Adriana F. Alburquerque tiene 39 años pero cuando se echa a andar, uno piensa que se trata de una mujer de más de 80 años. Reside en el segundo piso de una finca sin ascensor y bajar las escaleras es casi una proeza que no está dispuesta a superar todos los días. Por lo que vive en un confinamiento casi perpetuo y su vida social se ha reducido a la mínima expresión. Hace tres años le diagnosticaron fibromialgia y cansancio crónico, que viene acompañado de una depresión que arrastraba del pasado, pero se ha agudizado con el declive de su estado físico. «Vivo con dolor las 24 horas del día. Esto no es vida. De verdad que no sé por qué tengo que vivir. He llegado a pensar que lo mejor es tirarme por la ventana y acabar con todo», llega a confesar entre lágrimas.
Adriana apunta a que desde niña la han llamado en casa, el colegio y en el trabajo «la pupas». Al menos ahora sabe que su situación tiene una causa, un nombre: fibromialgia. «Siempre he tenido dolor en las articulaciones, pero los médicos lo achacaban a mi hiperlaxitud -mayor flexibilidad en las articulaciones, músculos, cartílagos y tendones- y a mis problemas con la ansiedad, con la que batallo desde adolescente. Y ahí está uno de mis escollos. Los médicos ven este trastorno en mi expediente y achacan todos mis males a la ansiedad. No es así.

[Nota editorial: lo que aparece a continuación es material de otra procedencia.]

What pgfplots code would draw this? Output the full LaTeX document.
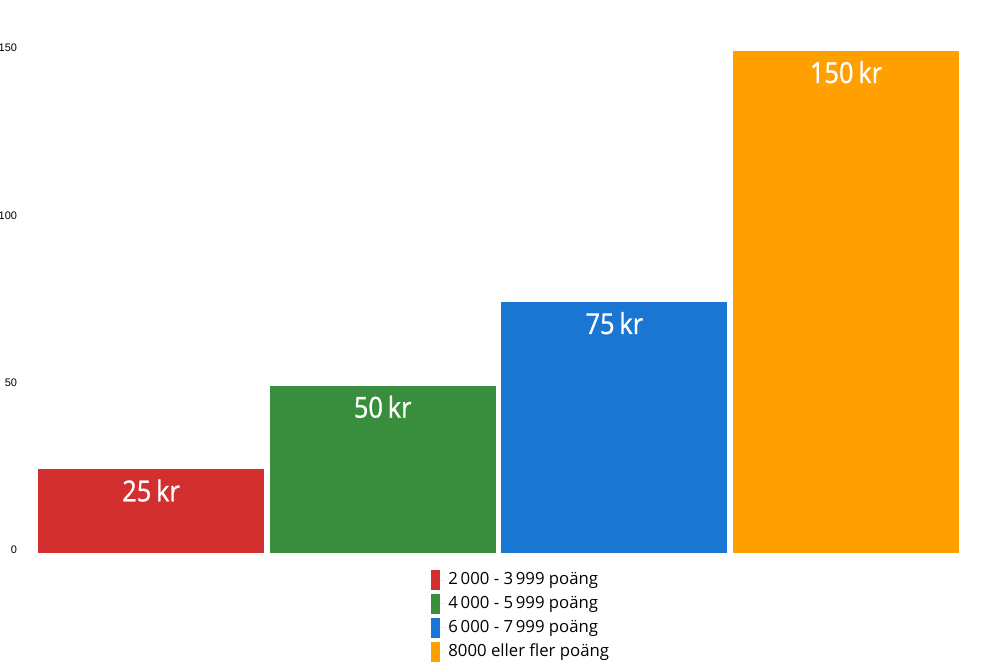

Tenía algo más», denuncia Adriana.
De los dolores pasó a los problema de colon. Pero Adriana sufría del estómago desde la infancia. Y ya saben que le llamaban 'la pupas'. Llegó un momento en el que llegó a ir 14 veces al baño; algunas no le daba tiempo a llegar. «Incluso en la calle me lo he hecho encima», recuerda sonrojada. Se quedó en los huesos y pasó a usar la talla 32. Físicamente parecía un cadáver. Y aún así el diagnóstico inicial fue intolerancia al gluten. Más tarde pasaron al colon irritable.
El siguiente pasó en su calvario fueron las caídas continuas, sin obstáculos visibles. Un par de esguinces, incluso se fracturó una costilla al girarse para coger una bolsa del asiento trasero de su coche. Eso fue en octubre en 2019, y vino acompañado de la dificultad a la hora de comunicarse. Estuvo más de un año de baja. Finalmente le diagnosticaron fibromialgia, la llamada enfermedad invisible debido a que no se puede observar una causa aparente de este dolor. Muchos pacientes la describen como un «dolor de pies a cabeza». El de Adriana es de grado 3. Para algunos se estanca, e otros evoluciona. «Lo mío es una película de terror», apostilla esta joven.
Adriana volvió a su trabajo de auxiliar de enfermería en abril del año pasado. Pero lo hizo ayudada por bastones de montaña. A su empresa no le sentó bien. «Pero qué iba a hacer, si no me puedo sostener por mí misma. Ahora ya voy con muletas, si no no puedo levantarme». Con la fibromialgia diagnosticada y un 52 por ciento de discapacidad acreditada, esta joven seguía acudiendo al psiquiatra porque presentaba ideas autolíticas, o lo que es lo mismo, pensaba en el suicidio como una salida a su situación. En noviembre de 2021 volvieron a darle la baja.
En marzo recibió un nuevo jarro de agua fría. El juicio para lograr la incapacidad permanente falló en su contra. «El informe de la forense era demoledor. Sin haberme conocido apunta a que puedo trabajar, sin sentarse ni un minuto conmigo. Llega a decir que no voy habitualmente al psiquiatra. Si me han recetado el segundo antidepresivo más fuerte que hay en el mercado», critica Alburquerque, al tiempo que arremete contra el INSS: «no quiero estar así. Me hacen sentir como tengo cuento. En otras comunidades te dan más facilidades. Aquí no. Te hunden. Es un trato inhumano. Pero de verdad se creen que yo quiero vivir así, en el cuerpo de una anciana, sin dormir por la noche, pero metiéndome en la cama a las 11 de la mañana porque el cuerpo no me aguanta».
El 29 de noviembre se acaba su baja. Entonces verá si el tribunal médico le obliga a volver a trabajar, para lo que, asegura, «no estoy preparada»; o le amplían la baja seis meses más. «Convivo con el dolor y la incertidumbre. Nadie se merece algo así», finaliza.